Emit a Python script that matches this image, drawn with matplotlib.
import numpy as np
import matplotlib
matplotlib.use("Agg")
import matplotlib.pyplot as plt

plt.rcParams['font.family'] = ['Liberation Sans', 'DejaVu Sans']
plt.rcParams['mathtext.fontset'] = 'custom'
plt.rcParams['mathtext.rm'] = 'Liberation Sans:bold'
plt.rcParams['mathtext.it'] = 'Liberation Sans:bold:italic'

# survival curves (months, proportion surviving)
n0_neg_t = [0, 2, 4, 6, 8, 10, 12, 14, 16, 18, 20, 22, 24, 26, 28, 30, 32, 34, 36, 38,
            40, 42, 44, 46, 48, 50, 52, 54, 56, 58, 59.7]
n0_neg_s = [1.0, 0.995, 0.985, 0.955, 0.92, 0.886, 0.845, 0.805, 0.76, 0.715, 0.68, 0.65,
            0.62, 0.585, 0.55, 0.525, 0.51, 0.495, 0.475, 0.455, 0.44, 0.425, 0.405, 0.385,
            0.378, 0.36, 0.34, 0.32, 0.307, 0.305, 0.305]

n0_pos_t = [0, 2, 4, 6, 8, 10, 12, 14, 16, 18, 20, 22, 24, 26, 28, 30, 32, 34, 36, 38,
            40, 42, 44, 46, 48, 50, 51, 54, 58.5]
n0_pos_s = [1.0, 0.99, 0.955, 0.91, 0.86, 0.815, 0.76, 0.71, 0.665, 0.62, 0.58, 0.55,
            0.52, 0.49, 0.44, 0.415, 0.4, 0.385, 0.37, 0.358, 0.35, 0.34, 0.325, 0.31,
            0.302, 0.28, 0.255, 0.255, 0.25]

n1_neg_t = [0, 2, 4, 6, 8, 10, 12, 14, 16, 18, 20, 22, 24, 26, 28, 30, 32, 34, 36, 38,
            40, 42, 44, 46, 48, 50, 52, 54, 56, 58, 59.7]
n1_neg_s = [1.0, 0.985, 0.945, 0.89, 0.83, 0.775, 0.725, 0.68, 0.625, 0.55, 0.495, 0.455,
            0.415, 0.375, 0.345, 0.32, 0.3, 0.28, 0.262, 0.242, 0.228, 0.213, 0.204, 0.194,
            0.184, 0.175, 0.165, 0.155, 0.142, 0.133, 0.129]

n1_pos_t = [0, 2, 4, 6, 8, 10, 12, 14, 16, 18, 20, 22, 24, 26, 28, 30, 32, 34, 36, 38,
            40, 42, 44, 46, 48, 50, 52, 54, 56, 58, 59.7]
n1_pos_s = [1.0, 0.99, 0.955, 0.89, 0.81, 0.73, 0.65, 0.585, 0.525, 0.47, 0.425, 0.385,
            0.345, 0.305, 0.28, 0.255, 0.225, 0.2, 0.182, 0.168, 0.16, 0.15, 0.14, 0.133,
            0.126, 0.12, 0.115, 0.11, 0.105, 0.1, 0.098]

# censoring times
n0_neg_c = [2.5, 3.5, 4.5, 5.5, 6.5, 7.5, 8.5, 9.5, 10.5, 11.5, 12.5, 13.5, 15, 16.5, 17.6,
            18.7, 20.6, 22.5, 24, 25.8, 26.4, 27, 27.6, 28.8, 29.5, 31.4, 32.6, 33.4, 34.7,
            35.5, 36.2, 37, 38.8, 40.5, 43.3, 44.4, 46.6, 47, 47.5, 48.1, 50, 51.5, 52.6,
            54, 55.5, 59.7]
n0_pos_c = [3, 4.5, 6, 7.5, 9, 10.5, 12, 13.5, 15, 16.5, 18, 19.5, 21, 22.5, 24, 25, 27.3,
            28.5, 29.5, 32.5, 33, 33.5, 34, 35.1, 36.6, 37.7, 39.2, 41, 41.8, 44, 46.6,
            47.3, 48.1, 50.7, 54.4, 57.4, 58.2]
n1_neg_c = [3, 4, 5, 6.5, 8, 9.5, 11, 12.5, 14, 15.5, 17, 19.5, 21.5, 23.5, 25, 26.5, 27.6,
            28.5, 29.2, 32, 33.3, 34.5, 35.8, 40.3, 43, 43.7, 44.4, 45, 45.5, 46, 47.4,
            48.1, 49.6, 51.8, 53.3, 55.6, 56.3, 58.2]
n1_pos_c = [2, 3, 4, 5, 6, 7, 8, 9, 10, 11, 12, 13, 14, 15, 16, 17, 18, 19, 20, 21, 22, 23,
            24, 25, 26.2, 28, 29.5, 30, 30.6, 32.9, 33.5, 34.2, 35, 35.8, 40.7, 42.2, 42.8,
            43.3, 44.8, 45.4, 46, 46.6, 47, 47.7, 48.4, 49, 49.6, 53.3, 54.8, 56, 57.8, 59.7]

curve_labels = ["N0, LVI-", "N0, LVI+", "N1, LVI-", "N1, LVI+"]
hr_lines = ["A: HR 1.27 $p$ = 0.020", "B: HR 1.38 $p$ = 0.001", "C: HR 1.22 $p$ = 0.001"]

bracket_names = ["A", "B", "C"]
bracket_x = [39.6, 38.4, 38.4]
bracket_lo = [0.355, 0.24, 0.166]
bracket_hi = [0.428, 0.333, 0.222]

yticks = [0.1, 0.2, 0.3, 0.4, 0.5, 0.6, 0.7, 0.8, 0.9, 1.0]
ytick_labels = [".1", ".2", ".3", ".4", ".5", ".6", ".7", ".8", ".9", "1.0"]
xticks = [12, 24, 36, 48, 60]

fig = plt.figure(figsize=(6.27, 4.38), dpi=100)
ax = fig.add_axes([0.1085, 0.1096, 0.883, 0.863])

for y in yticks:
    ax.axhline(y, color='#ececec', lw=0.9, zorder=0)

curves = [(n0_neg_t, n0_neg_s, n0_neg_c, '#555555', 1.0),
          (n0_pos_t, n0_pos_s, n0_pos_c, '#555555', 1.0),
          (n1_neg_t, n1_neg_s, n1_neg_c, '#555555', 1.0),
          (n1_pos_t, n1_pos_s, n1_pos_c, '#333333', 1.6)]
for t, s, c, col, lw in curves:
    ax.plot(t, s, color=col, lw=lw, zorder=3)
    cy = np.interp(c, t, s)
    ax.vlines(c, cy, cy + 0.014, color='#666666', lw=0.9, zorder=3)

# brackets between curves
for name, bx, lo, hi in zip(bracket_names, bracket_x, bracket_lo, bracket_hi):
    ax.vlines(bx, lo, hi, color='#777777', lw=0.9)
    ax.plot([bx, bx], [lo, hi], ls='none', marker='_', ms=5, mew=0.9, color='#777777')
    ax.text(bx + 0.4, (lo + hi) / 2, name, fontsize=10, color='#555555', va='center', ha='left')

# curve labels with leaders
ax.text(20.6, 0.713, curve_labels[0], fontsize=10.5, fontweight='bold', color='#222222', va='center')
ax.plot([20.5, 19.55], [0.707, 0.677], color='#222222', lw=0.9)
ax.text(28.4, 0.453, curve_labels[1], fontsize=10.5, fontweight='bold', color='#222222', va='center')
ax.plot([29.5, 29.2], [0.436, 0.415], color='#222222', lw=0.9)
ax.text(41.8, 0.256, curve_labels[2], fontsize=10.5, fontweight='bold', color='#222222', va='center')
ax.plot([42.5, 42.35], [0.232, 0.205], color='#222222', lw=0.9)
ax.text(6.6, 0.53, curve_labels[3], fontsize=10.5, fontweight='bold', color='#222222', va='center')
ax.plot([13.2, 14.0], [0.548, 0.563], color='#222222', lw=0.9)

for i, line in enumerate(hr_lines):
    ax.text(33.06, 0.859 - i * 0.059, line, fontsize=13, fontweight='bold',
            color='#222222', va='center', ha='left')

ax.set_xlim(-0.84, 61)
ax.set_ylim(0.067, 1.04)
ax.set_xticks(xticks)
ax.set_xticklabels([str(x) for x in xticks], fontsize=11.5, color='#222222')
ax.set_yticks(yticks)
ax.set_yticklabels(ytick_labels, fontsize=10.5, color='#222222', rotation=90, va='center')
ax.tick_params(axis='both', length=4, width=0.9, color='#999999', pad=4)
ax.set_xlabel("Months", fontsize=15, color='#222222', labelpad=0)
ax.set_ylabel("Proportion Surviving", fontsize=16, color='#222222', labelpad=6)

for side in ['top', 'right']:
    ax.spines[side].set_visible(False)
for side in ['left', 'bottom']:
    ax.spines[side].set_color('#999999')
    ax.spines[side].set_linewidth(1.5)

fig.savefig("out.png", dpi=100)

■ **REQUIREMENTS**: All lines from the beginning of the material above through the one with "plt.rcParams['mathtext.it'] = 'Liberation" need to be returned exactly; please return those and only those.

■ **WRITTEN ANSWER**:
Emit a Python script that matches this image, drawn with matplotlib.
import numpy as np
import matplotlib
matplotlib.use("Agg")
import matplotlib.pyplot as plt

plt.rcParams['font.family'] = ['Liberation Sans', 'DejaVu Sans']
plt.rcParams['mathtext.fontset'] = 'custom'
plt.rcParams['mathtext.rm'] = 'Liberation Sans:bold'
plt.rcParams['mathtext.it'] = 'Liberation Sans:bold:italic'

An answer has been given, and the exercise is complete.